>> BEGIN GIVEN MATERIAL

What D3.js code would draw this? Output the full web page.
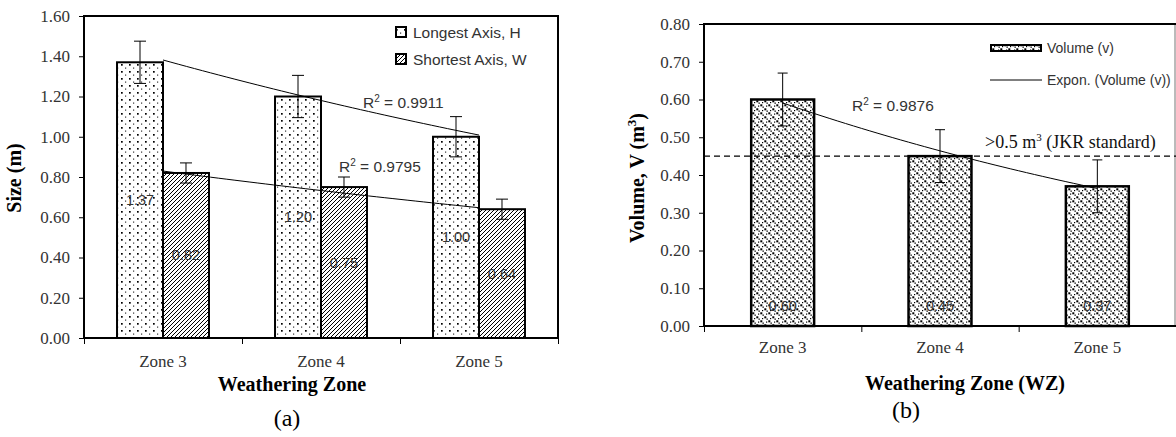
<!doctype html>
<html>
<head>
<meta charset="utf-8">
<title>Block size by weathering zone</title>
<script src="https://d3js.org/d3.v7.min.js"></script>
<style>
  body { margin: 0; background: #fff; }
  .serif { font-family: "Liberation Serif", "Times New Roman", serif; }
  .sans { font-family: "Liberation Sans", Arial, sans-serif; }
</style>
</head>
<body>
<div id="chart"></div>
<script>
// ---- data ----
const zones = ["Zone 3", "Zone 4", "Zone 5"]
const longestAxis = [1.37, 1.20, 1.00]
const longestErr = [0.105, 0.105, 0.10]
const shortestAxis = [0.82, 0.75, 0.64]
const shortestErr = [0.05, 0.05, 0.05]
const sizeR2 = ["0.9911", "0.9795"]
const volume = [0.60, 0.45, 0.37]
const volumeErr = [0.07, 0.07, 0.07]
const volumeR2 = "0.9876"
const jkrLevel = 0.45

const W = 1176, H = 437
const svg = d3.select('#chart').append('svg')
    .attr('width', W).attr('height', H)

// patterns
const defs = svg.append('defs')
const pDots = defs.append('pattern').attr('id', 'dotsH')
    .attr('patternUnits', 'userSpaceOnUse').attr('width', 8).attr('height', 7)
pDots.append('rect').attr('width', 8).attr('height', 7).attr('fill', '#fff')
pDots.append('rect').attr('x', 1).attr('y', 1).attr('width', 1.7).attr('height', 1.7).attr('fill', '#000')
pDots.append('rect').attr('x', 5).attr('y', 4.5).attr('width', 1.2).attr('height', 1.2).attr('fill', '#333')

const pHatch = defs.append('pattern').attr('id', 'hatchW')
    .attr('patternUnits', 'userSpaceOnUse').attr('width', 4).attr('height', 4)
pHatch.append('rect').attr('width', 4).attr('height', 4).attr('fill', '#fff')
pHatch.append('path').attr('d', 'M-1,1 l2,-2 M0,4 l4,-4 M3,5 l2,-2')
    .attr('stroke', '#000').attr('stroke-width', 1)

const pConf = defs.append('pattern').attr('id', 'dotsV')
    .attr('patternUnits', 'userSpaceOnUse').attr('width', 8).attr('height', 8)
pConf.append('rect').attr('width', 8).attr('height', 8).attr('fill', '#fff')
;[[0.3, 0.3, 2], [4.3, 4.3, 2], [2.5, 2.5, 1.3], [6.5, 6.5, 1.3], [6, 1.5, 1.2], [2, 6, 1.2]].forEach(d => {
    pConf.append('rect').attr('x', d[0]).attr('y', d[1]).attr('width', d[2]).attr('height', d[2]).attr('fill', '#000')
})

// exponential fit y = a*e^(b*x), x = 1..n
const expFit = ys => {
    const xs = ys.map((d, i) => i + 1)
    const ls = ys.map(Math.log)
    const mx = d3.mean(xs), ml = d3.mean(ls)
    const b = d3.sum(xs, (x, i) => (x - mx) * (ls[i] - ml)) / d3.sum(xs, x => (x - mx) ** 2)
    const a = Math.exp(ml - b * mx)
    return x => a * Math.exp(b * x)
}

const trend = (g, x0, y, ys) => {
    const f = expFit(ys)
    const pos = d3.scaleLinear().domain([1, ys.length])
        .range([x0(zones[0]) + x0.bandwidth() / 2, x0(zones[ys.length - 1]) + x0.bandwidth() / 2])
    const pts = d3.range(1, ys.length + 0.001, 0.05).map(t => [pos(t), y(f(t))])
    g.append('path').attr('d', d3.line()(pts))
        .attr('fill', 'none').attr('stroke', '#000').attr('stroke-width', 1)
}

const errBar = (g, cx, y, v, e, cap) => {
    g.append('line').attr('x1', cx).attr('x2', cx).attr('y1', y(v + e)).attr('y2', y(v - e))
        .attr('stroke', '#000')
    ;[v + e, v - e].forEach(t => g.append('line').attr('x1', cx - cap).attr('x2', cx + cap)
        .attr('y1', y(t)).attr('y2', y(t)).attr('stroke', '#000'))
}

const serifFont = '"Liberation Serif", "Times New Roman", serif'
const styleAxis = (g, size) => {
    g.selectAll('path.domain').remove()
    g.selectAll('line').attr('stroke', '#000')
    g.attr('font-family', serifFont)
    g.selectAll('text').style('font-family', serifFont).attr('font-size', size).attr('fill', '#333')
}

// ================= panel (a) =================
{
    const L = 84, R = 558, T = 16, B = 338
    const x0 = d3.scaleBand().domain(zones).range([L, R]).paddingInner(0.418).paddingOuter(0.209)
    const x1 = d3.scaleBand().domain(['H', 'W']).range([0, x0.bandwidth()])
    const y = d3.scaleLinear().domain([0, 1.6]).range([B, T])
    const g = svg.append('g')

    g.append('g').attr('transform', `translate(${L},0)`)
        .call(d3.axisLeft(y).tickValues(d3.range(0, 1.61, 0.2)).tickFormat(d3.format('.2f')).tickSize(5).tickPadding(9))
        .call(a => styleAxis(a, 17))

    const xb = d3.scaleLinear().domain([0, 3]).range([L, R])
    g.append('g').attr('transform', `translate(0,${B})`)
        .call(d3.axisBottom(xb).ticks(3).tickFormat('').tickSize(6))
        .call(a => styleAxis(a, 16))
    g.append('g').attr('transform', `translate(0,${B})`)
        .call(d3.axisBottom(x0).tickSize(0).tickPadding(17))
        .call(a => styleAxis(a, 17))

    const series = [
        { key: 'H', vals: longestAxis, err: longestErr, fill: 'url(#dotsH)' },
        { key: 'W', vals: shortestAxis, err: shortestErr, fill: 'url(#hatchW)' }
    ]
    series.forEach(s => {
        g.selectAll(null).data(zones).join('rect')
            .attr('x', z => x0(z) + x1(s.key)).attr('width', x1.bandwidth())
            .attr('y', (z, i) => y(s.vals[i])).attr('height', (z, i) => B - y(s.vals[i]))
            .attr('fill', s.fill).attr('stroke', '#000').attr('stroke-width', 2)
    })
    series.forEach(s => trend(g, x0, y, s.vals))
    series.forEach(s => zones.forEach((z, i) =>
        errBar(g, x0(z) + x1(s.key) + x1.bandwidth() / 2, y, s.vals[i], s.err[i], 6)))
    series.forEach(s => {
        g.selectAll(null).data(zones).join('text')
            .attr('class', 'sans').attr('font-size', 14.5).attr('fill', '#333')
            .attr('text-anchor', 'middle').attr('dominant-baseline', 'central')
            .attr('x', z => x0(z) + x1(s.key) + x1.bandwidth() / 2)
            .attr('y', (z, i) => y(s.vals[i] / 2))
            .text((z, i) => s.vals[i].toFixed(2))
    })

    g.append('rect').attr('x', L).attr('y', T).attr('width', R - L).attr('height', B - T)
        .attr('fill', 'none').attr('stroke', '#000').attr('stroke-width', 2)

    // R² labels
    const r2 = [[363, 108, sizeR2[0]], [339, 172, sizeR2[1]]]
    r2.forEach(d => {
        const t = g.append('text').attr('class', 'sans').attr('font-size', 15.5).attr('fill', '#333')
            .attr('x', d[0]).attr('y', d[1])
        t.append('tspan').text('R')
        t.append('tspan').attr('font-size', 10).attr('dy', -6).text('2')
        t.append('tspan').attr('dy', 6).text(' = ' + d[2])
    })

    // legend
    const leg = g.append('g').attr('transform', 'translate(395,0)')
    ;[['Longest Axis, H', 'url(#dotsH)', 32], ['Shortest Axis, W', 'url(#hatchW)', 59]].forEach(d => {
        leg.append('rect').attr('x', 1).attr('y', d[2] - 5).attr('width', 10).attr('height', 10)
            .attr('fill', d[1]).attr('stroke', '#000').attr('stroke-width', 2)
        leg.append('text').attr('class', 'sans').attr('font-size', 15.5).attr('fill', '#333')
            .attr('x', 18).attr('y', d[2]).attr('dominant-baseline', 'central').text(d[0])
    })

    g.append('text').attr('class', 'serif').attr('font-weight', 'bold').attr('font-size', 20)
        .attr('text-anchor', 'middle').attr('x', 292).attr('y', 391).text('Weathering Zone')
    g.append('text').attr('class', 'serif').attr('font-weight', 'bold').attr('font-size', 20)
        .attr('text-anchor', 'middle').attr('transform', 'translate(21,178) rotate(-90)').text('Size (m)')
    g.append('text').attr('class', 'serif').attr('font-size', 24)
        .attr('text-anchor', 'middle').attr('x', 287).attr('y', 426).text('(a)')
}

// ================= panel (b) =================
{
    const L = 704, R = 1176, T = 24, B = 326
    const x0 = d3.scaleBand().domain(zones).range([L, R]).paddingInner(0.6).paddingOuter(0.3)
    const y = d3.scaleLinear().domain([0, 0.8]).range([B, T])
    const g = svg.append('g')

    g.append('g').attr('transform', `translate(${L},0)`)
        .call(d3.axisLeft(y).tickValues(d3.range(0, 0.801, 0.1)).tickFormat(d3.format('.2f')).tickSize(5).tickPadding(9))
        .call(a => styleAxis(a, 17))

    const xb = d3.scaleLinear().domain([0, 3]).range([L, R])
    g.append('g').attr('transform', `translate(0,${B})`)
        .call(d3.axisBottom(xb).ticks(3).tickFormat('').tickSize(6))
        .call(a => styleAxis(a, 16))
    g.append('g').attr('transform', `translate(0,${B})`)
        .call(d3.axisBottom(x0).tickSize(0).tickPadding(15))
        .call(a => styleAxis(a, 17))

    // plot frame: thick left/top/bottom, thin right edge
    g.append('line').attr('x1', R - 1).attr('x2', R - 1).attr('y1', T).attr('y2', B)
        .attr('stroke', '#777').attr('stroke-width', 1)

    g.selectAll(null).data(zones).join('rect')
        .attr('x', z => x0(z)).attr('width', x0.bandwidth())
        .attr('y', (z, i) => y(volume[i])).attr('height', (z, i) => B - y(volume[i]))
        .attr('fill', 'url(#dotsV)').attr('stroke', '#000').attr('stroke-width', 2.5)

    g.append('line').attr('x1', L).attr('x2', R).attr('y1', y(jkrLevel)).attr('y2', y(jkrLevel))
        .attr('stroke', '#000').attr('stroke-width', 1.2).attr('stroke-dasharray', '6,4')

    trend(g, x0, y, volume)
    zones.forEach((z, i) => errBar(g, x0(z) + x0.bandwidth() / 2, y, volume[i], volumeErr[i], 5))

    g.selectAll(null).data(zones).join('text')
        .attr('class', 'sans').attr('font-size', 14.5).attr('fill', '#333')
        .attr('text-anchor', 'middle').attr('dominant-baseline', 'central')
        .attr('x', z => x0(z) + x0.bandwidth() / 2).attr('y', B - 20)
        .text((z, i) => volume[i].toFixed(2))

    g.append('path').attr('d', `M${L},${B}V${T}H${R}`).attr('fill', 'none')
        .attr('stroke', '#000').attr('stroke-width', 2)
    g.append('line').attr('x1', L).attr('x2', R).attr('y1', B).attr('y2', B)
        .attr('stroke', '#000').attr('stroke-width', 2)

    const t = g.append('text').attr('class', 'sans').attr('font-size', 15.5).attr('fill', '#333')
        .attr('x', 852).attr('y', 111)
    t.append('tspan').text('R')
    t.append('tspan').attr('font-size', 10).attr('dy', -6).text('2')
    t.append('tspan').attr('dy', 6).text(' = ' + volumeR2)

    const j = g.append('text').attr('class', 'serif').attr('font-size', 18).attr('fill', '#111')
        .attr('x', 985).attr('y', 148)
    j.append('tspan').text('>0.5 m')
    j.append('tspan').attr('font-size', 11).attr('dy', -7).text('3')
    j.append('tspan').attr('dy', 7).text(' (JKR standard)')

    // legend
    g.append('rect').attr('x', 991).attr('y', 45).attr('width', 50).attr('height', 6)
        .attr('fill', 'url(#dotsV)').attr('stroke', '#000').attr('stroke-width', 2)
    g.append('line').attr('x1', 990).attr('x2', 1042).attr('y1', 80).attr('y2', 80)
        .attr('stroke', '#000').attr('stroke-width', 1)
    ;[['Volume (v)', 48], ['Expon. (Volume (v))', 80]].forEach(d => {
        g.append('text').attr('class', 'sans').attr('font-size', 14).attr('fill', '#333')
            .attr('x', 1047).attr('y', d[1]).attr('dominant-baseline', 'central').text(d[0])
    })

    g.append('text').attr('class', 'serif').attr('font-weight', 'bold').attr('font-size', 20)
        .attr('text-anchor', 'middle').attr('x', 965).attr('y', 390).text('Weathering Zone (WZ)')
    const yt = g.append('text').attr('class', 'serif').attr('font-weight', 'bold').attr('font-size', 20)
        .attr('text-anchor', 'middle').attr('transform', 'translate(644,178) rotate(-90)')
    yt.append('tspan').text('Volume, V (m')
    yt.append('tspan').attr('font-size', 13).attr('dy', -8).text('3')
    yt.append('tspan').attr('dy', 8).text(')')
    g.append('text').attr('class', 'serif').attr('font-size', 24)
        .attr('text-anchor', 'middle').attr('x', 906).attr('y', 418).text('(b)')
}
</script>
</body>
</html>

>> END GIVEN MATERIAL

Return only the lines running from the top of the data to the line that holds "const jkrLevel = 0.45". Include both of those lines, but skip the pictures.

What D3.js code would draw this? Output the full web page.
<!doctype html>
<html>
<head>
<meta charset="utf-8">
<title>Block size by weathering zone</title>
<script src="https://d3js.org/d3.v7.min.js"></script>
<style>
  body { margin: 0; background: #fff; }
  .serif { font-family: "Liberation Serif", "Times New Roman", serif; }
  .sans { font-family: "Liberation Sans", Arial, sans-serif; }
</style>
</head>
<body>
<div id="chart"></div>
<script>
// ---- data ----
const zones = ["Zone 3", "Zone 4", "Zone 5"]
const longestAxis = [1.37, 1.20, 1.00]
const longestErr = [0.105, 0.105, 0.10]
const shortestAxis = [0.82, 0.75, 0.64]
const shortestErr = [0.05, 0.05, 0.05]
const sizeR2 = ["0.9911", "0.9795"]
const volume = [0.60, 0.45, 0.37]
const volumeErr = [0.07, 0.07, 0.07]
const volumeR2 = "0.9876"
const jkrLevel = 0.45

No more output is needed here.